Yesterday, the Federal Circuit rejected a procedural attempt to stem the recent flood of “false patent marking” lawsuits. In Stauffer v. Brooks Brothers, Inc., Nos. 09-1428, -1430, -1453 (Fed. Cir. Aug. 31, 2010), the Federal Circuit provided guidance on the standing requirements for pursuing false marking claims under 35 U.S. C. § 292. The Federal Circuit found that the statutory assignment of the United States’ rights in section 292(b) operates to confer standing on an individual as long as the individual alleges that the United States suffered an injury in fact, causally connected to the defendant’s conduct that is likely to be redressed by the court. Additionally, though the Court did not rule on the issue, amicus Ciba presented an interesting attack on the constitutionality of section 292 which may prove to be a useful defense in future false marking actions.

Yesterday’s Stauffer decision is part of the recent surge of false marking suits filed since Federal Circuit ruled last December that penalties in false marking actions should be imposed on a per article basis, as opposed to a single $500 penalty for all individual examples of a falsely marked product. Forest Group, Inc. v. Bon Tool Co., 590 F.3d 1295 (Fed. Cir. 2009). The Forest Group ruling caused concern for manufacturers who are now potentially exposed to large fines for inaccurately marked goods produced in large volumes. Section 292 prohibits affixing the word “patent” to an unpatented article with the purpose of deceiving the public and specifically allows individual plaintiffs to pursue claims in the government’s stead: “any person may sue for the penalty, in which event onehalf shall go to the person suing and the other to the use of the United States.” 35 U.S. C. § 292.

The Stauffer case dealt with allegations that a mechanism contained within Brooks Brothers’ bow ties were falsely marked with patent numbers that had expired in the 1950s. In its decision, the Federal Circuit first clarified that section 292’s qui tam provision operates to confer standing on an individual based on the United States’ partial assignment of its damages claim to “any person”. As such, “Stauffer’s standing arises from his status as ‘any person’ and he need not allege more for jurisdictional purposes”. Therefore, an individual need only allege that the United States suffered an injury in fact casually connected to the defendant’s conduct that is likely to be redressed by the court. The individual is not required to allege injuries to himself or to the public in order to satisfy standing requirements.

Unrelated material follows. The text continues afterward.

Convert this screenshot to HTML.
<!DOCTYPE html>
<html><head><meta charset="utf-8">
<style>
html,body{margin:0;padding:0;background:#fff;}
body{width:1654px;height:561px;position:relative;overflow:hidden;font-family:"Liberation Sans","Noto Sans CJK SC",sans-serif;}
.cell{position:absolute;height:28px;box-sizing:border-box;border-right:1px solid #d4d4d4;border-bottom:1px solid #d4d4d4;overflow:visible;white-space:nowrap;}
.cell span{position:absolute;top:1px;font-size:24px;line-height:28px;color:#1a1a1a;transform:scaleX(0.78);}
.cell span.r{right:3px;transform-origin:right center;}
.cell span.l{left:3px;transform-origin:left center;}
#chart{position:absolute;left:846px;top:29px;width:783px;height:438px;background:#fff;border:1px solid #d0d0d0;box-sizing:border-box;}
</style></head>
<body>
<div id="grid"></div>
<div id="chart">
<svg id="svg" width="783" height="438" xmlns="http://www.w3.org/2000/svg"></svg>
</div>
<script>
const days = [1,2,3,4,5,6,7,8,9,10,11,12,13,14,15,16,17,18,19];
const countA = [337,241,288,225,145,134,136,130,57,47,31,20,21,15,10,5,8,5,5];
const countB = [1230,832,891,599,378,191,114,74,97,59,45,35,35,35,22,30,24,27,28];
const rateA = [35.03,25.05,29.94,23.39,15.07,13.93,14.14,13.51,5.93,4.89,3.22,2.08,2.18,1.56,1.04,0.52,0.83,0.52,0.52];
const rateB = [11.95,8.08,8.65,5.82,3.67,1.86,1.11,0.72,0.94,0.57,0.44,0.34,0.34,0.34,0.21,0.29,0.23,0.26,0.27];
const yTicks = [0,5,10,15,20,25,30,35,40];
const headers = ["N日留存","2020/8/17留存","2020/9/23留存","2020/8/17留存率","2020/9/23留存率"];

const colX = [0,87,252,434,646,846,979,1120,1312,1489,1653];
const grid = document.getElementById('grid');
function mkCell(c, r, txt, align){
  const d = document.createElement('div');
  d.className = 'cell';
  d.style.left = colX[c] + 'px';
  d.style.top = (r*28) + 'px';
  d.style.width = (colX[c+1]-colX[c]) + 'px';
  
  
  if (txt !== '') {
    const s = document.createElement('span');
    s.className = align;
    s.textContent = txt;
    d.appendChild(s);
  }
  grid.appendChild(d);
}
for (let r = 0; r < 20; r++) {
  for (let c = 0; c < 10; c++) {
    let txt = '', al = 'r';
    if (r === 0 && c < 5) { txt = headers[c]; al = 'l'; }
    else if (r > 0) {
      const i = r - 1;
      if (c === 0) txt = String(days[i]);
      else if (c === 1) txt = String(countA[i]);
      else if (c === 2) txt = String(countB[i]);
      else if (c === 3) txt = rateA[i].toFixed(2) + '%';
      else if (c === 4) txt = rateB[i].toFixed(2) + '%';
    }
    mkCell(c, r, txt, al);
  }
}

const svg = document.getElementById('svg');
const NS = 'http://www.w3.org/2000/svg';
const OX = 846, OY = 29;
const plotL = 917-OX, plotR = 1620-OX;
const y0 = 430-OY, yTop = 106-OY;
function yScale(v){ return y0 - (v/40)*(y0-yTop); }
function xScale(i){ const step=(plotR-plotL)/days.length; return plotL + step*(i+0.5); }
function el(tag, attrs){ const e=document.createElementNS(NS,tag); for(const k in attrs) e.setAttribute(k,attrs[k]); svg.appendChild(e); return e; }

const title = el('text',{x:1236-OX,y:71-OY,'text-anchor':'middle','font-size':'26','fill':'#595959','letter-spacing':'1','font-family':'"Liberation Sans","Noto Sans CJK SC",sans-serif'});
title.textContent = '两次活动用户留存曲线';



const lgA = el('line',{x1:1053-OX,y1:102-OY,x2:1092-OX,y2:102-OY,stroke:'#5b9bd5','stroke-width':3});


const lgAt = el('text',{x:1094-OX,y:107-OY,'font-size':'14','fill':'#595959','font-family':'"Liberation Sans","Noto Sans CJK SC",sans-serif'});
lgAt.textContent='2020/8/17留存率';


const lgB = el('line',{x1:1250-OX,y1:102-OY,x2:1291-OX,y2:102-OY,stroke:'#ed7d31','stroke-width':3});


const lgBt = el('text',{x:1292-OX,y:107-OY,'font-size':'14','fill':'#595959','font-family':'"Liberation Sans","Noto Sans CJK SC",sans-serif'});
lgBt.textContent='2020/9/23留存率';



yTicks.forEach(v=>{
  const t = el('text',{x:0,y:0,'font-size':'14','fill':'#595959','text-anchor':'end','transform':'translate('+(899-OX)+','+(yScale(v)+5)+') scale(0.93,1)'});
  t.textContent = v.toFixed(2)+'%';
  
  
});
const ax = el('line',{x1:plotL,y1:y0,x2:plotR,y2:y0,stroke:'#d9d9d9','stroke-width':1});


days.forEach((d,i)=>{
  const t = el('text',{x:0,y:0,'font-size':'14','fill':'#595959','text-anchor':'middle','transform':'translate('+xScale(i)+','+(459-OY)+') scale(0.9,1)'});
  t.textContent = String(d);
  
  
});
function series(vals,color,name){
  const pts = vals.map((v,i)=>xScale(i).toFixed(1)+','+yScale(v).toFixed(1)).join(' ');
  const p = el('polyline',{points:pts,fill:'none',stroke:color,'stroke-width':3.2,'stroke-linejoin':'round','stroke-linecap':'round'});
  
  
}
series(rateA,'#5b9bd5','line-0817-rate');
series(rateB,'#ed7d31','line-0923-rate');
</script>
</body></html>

The Federal Circuit also addressed the question of what constitutes sufficient injury in fact to the United States under Article III. Brooks Brothers had argued that abstract harm, such as injury to the interest in seeing that the law is obeyed, is not sufficiently concrete to meet standing. The court disagreed, accepting the government’s argument that in enacting the false marking statute, Congress determined that violation of that act is sufficient injury in fact to confer standing on the government and thus on Stauffer as the governments’ assignee.

The Court also declined to address whether Stauffer’s alleged injuries to himself or alleged injuries to competition were sufficient to give him standing, noting that “Stauffer’s standing arises from his status as ‘any person,’ and he need not allege more for jurisdictional purposes.”

Additionally, although the court did not rule on the issue, amicus Ciba had argued that section 292 is unconstitutional on the basis that the government cannot assign a claim to an individual without retaining control over that individual’s actions because such an assignment would constitute a violation of the “take Care” clause of Article II section 3 of the Constitution. While the Federal Circuit declined to address the question of the constitutionality of section 292 as the issue was not on appeal, the argument that the delegation of the enforcement of patent laws was an impermissible encroachment on the executive branch by Congress may prove to be a viable defense for a business facing a challenge to its marking practices in the future.

In sum, Stauffer clarifies that an alleged violation of 35 U.S. C. § 292 is sufficient Article III injury to the United States to confer standing on the United States, and that section 292’s assignment of the ability to sue to “any person” is sufficient to confer standing on an individual. There is no need to separately allege injury to the individual or to the public. However, as the Federal Circuit refused to address the constitutionality of section 292 as a violation of the “take Care clause,” this defense remains potentially available to future patent marking defendants.